Regional Development Victoria was first told after a 2015 audit to improve its practices.
The report said Ballarat and Geelong were among the leading beneficiaries of the program with 29.7 per cent of the total funds distributed from the program to December 31, 2018 going to those two local government regions.
In providing this, the report found RDV's distribution "uneven" on a per person basis with most of the 48 eligible local government areas receiving one grant.
However, Ms Pulford said the Government worked to make good on all of its election promises.
She said taken in isolation, the report did appear to show more heading towards Ballarat and Geelong, but added you only had to look at previous funding cycles to find other regions that had previously been beneficiaries
Ms Pulford added that a number of projects including in the fund were funded through multiple LGA's, but the reporting showed they were delivered to specific shire's, which was where the project would be based.
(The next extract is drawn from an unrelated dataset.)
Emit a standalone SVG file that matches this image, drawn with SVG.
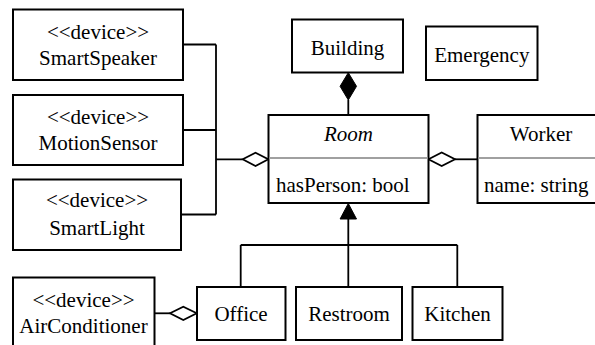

She added the Regional Development Fund was only one source of funding, with others such as the Agriculture Fund seeing less funding coming to populated areas as opposed to rural shires.
The report noted some improvements were made, but there was still a long way to go and there is a "high risk" that the next audit in 2021 will find a similar result.
It made seven recommendations, including keeping a complete list of all awarded grants and using social and economic data to understand areas of greatest need.
The Department of Jobs, Precincts and Regions which oversees Regional Development Victoria accepted the recommendations and has undertaken to implement them by December 31.